### What you should do
Determine which lines contain the word "this", then copy those lines.

#### Material provided ####

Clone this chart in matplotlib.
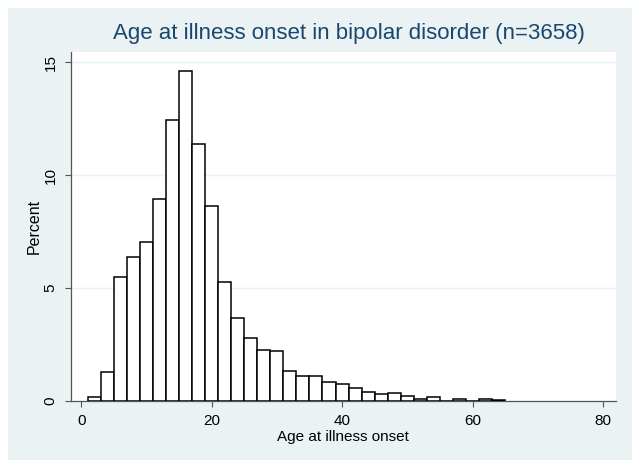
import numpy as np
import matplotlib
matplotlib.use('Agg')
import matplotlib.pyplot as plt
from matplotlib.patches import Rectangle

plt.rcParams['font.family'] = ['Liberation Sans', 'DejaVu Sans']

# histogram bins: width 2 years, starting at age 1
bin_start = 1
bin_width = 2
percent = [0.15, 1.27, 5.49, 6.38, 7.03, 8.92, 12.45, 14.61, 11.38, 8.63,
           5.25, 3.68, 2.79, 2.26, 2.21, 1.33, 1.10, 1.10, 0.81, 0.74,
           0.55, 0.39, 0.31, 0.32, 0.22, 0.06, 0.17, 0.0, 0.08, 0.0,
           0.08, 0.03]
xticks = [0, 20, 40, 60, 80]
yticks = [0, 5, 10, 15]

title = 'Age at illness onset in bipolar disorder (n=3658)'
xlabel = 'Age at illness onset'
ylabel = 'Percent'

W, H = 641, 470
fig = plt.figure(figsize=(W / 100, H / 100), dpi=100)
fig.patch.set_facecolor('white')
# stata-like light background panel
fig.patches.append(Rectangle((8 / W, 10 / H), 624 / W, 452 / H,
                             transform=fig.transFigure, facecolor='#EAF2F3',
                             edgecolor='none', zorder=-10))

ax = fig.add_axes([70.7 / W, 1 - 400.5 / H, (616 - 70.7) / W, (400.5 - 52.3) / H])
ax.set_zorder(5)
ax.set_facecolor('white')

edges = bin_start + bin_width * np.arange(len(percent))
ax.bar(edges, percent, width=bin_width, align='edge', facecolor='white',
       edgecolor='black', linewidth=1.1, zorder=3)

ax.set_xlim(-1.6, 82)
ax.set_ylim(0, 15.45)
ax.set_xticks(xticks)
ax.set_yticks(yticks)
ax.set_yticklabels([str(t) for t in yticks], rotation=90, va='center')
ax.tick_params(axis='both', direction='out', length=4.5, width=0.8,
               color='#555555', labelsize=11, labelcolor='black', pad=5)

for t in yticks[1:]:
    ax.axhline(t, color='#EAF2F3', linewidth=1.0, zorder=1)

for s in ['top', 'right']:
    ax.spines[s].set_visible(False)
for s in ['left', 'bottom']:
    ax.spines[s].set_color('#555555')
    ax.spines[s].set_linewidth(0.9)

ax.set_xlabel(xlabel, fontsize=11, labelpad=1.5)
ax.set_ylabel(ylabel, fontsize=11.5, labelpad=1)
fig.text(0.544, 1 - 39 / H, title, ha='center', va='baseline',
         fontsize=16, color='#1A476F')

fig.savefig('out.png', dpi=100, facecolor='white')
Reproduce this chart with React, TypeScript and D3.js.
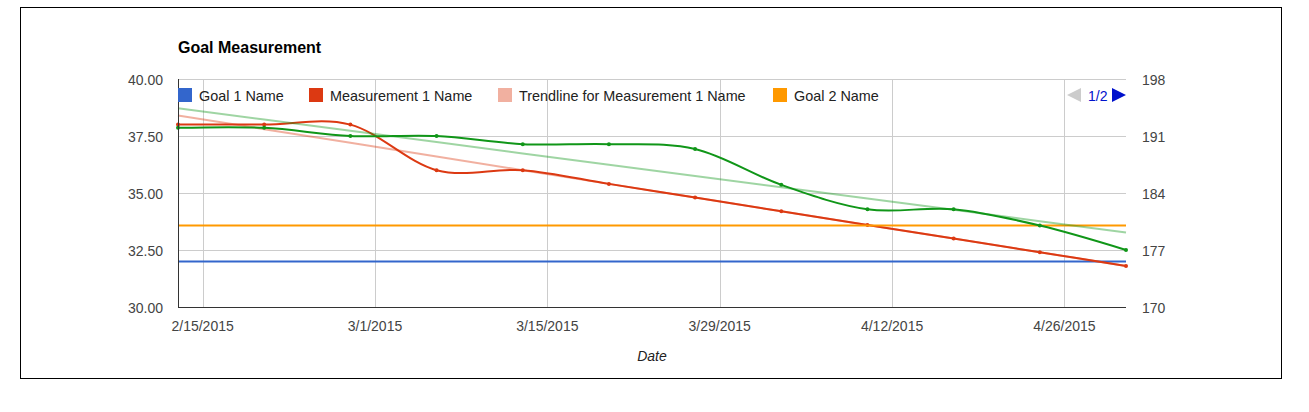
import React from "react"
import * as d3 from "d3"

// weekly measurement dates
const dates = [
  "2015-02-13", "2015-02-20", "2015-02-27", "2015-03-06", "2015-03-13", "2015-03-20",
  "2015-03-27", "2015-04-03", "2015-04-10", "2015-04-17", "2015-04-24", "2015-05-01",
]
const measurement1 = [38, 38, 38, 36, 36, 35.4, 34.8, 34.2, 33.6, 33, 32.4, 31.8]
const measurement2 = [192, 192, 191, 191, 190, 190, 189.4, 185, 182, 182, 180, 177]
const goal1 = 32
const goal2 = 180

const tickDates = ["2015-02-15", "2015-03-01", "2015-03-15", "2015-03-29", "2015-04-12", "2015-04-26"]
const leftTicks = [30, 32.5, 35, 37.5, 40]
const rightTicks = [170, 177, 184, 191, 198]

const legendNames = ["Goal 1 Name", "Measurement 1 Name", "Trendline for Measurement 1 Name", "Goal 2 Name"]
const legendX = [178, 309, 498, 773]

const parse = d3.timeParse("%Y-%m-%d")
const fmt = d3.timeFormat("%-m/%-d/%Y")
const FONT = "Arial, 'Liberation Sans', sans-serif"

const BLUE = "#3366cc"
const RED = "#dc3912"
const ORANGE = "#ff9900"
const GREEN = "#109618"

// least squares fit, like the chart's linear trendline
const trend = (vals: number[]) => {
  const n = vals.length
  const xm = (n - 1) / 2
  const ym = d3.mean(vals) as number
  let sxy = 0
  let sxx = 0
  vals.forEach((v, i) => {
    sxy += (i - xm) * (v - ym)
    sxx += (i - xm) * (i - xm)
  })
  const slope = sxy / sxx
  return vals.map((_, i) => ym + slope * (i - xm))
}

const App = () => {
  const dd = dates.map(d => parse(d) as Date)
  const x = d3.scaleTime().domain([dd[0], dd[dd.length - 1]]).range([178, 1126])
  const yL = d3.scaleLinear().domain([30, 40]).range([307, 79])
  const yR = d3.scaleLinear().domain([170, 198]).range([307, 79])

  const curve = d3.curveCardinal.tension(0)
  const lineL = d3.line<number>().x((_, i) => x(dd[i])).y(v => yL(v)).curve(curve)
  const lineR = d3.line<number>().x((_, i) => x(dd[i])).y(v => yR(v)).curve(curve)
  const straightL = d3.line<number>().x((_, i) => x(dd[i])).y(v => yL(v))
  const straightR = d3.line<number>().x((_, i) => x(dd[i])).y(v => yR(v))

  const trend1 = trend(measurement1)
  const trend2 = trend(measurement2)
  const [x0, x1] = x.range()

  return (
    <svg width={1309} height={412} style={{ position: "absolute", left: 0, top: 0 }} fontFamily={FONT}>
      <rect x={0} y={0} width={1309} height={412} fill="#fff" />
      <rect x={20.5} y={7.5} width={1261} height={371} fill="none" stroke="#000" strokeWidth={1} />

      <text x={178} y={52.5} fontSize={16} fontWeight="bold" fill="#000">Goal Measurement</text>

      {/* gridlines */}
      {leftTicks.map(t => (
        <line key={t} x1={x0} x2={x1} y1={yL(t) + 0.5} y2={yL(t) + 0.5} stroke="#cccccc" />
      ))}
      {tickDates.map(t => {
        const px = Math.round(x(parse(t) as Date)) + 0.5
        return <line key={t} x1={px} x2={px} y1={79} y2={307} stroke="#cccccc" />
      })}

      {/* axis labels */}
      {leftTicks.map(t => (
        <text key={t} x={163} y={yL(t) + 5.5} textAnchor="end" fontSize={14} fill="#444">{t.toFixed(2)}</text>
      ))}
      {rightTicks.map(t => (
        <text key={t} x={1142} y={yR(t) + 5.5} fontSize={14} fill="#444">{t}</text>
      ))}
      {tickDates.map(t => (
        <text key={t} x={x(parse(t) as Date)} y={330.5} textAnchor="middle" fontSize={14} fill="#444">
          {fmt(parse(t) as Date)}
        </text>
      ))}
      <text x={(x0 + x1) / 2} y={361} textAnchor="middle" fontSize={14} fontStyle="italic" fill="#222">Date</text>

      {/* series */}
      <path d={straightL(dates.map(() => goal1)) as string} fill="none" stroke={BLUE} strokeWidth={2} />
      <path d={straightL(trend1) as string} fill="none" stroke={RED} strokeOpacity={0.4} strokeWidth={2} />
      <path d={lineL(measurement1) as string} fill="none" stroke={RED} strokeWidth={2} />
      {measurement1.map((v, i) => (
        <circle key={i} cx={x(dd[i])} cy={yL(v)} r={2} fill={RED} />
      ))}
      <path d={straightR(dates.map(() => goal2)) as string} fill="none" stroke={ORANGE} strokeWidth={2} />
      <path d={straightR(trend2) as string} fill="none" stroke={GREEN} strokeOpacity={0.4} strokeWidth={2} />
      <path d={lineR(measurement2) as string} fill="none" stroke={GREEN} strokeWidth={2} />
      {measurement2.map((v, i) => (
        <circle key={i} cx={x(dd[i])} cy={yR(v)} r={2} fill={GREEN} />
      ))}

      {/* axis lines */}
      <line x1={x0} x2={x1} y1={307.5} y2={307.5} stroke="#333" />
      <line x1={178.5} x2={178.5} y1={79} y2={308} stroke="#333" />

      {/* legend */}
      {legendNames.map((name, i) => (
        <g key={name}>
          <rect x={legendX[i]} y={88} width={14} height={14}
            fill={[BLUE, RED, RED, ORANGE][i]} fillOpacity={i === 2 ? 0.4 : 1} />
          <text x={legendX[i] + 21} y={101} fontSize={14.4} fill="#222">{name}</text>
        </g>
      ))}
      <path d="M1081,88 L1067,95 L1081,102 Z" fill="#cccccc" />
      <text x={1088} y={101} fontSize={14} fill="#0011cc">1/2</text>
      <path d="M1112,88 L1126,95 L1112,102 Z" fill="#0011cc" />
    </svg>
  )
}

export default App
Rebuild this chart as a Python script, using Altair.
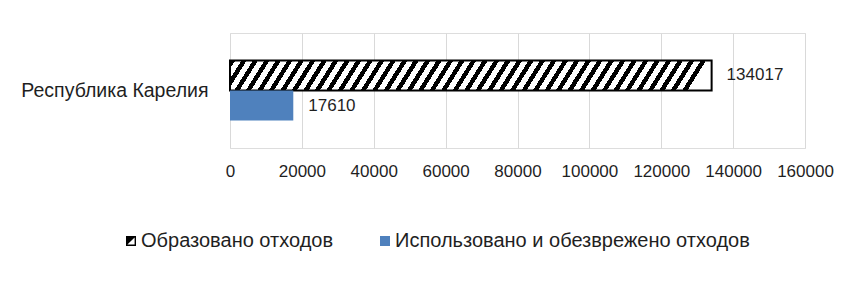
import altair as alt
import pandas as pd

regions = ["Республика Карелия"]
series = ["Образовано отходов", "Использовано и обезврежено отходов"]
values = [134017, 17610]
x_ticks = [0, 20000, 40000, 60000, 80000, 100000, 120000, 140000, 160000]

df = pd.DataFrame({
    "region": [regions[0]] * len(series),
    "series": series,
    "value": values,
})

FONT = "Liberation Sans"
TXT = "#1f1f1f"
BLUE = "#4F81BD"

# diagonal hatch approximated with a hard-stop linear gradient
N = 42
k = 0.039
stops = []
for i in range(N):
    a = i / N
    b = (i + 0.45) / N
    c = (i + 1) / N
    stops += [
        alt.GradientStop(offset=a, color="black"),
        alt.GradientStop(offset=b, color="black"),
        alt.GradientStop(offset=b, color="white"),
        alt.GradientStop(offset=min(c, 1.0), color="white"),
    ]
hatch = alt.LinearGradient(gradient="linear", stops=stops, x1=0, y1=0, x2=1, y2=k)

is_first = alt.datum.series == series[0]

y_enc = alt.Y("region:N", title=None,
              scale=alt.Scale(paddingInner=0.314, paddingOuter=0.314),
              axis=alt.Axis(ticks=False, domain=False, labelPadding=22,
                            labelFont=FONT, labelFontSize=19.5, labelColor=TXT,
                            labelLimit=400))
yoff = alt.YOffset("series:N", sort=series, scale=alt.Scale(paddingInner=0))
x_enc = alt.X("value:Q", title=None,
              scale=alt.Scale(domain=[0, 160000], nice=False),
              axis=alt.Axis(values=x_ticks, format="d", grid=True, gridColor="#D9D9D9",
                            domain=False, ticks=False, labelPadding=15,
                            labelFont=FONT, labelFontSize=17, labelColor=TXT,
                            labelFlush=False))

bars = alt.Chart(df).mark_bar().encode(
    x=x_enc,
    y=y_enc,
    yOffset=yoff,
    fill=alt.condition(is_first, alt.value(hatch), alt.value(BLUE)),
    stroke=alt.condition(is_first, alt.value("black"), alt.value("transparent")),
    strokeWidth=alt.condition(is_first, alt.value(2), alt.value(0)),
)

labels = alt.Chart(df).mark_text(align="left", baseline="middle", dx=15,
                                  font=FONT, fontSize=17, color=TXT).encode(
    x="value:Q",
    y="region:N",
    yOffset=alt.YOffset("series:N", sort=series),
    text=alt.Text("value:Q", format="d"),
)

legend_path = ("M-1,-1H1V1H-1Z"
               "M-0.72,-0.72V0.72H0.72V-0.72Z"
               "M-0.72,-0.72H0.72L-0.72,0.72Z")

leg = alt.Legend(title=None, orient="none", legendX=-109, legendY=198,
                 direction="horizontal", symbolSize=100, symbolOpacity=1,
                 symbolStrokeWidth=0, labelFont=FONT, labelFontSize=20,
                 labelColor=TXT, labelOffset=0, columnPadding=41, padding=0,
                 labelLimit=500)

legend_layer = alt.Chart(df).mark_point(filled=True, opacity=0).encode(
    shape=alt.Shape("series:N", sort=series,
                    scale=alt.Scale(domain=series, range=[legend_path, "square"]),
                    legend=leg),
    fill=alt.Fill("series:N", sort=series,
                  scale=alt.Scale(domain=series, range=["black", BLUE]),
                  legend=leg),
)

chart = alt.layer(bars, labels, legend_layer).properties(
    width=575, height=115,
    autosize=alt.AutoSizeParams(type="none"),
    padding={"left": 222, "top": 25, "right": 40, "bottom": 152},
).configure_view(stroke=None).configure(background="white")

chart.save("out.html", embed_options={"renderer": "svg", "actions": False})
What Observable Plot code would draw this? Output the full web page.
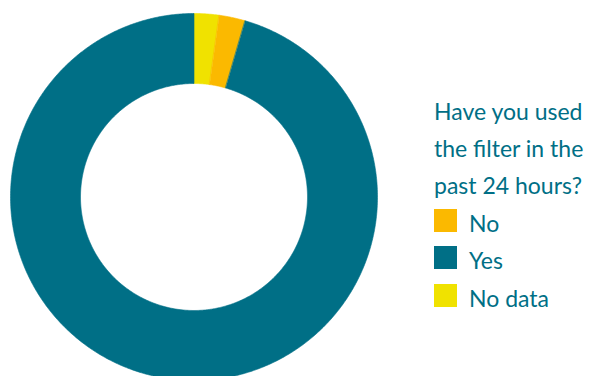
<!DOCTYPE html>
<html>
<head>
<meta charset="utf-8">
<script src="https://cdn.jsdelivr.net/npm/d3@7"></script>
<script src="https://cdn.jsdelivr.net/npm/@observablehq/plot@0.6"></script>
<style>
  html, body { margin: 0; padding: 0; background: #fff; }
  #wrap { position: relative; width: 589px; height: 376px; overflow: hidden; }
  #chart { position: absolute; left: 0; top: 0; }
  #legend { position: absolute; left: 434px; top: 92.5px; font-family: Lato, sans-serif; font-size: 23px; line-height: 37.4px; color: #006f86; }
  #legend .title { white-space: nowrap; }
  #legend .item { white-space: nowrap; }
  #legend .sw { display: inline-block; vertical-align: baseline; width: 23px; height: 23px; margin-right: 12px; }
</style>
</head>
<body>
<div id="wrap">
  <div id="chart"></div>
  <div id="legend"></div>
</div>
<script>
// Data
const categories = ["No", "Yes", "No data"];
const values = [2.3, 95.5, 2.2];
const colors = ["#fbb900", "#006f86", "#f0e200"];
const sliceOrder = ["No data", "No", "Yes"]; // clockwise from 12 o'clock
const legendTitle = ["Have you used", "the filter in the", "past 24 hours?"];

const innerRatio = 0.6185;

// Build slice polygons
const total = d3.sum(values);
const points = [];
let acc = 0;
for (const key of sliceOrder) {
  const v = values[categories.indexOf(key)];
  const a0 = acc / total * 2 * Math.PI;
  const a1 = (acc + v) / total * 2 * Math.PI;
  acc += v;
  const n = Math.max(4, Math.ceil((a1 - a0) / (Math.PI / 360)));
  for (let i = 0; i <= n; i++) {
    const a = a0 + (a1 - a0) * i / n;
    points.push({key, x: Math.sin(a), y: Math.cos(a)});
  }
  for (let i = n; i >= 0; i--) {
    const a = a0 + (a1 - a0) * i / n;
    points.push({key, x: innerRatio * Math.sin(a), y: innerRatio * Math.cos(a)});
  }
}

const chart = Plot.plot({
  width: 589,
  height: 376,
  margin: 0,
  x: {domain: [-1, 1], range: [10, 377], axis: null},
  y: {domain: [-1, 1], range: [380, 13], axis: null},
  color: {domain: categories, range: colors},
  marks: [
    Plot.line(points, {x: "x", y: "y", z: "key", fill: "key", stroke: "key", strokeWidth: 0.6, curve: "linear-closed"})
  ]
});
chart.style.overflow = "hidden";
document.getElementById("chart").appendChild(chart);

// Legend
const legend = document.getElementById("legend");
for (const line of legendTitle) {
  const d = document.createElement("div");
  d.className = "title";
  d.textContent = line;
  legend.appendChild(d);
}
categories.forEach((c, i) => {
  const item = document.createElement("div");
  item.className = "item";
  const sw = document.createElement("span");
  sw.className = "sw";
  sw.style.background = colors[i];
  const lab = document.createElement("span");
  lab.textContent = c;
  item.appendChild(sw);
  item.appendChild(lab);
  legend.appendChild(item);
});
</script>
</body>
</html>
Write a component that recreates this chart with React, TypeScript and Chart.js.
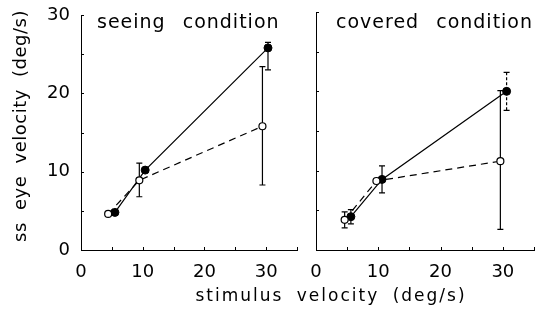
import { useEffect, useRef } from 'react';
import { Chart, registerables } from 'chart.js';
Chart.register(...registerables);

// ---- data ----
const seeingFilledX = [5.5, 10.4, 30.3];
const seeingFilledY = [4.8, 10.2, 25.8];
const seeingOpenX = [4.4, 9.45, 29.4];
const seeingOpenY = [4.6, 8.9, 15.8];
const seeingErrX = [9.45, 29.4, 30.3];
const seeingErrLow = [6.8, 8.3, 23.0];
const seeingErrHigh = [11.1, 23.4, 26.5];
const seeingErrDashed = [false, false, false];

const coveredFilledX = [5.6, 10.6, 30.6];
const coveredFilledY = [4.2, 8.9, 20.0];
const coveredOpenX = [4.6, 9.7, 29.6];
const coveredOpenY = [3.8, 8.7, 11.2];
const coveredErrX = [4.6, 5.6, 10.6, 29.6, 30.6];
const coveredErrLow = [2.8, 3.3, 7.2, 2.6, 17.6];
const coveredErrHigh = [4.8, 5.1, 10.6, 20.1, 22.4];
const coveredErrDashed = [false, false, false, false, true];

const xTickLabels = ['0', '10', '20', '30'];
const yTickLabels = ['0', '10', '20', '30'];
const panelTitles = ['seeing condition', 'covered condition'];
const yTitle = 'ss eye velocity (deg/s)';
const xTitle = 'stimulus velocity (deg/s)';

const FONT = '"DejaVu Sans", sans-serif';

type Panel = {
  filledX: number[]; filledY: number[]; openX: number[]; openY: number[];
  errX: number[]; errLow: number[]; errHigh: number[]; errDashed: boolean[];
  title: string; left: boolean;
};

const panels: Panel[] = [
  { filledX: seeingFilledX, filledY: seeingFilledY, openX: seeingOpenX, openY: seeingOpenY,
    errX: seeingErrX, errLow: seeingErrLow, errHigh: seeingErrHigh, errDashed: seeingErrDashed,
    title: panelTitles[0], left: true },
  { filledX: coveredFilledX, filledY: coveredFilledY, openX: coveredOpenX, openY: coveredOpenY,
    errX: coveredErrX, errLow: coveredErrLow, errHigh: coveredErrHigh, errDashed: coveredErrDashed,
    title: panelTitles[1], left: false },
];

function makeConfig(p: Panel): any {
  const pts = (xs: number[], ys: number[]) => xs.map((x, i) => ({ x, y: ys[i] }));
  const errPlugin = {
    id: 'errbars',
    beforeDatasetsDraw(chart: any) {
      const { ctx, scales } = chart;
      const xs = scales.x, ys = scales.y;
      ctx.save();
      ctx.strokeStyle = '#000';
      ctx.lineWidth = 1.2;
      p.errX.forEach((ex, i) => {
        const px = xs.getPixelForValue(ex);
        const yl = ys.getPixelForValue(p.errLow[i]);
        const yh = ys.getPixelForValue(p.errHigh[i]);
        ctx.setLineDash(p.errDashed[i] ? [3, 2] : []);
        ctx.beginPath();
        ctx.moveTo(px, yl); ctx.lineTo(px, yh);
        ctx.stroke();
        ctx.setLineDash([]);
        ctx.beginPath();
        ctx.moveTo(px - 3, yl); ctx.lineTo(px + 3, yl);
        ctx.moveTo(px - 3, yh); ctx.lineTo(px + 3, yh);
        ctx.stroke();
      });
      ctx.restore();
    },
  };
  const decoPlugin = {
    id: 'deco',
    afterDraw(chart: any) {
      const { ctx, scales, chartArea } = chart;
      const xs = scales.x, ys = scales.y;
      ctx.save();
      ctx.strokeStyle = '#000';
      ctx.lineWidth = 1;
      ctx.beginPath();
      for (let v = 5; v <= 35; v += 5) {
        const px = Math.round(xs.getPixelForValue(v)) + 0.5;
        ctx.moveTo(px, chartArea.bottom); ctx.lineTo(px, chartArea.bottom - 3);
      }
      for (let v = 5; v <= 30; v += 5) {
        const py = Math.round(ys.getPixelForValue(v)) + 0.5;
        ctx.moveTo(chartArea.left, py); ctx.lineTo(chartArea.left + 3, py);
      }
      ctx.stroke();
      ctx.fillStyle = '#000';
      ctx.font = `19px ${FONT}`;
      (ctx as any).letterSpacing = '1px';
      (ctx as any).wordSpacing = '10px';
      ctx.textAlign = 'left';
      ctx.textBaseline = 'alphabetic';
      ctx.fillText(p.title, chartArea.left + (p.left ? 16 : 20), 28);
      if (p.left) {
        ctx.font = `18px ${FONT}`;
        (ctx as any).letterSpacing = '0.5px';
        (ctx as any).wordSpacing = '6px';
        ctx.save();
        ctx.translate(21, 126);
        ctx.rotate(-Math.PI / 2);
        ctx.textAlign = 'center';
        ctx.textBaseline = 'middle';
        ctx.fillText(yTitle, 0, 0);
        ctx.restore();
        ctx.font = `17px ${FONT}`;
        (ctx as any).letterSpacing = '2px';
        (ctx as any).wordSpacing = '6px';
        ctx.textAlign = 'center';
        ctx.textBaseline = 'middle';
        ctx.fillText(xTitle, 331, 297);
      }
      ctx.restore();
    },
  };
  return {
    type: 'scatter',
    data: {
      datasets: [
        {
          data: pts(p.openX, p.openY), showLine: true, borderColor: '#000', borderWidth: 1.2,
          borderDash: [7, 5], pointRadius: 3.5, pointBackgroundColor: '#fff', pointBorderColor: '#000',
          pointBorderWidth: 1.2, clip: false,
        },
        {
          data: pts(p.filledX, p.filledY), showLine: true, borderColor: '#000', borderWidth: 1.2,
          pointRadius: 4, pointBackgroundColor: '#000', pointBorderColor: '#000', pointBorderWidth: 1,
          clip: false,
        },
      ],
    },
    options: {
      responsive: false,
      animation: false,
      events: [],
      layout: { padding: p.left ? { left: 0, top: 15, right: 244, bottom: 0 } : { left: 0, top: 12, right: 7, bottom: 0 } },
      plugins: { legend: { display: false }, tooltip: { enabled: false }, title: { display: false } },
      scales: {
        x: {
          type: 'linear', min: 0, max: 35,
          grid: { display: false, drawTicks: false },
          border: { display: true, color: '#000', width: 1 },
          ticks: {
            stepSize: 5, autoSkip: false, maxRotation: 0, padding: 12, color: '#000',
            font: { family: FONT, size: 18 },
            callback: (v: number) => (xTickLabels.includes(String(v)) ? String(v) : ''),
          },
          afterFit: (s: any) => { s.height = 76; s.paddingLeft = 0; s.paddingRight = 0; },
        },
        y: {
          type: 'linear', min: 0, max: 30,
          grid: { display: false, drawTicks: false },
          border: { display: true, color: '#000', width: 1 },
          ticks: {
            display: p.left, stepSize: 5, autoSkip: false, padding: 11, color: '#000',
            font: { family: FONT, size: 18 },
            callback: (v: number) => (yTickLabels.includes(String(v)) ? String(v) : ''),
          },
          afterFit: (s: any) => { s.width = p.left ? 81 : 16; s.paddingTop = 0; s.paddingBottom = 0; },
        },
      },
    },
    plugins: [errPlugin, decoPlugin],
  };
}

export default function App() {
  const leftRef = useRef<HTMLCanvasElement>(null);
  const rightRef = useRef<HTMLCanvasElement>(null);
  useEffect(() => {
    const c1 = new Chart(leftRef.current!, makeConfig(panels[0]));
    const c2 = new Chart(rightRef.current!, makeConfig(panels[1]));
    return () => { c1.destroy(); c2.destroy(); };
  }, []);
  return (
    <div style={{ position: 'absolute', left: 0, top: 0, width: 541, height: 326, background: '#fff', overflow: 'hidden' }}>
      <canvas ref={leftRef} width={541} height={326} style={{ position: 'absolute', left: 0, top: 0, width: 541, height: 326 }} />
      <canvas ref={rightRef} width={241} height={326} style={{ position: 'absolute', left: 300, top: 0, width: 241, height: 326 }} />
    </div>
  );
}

####

### Written response
Clone this chart in matplotlib.
Reproduce this chart with React, TypeScript and D3.js.
Rebuild this chart as a Python script, using Altair.
What Observable Plot code would draw this? Output the full web page.
Write a component that recreates this chart with React, TypeScript and Chart.js.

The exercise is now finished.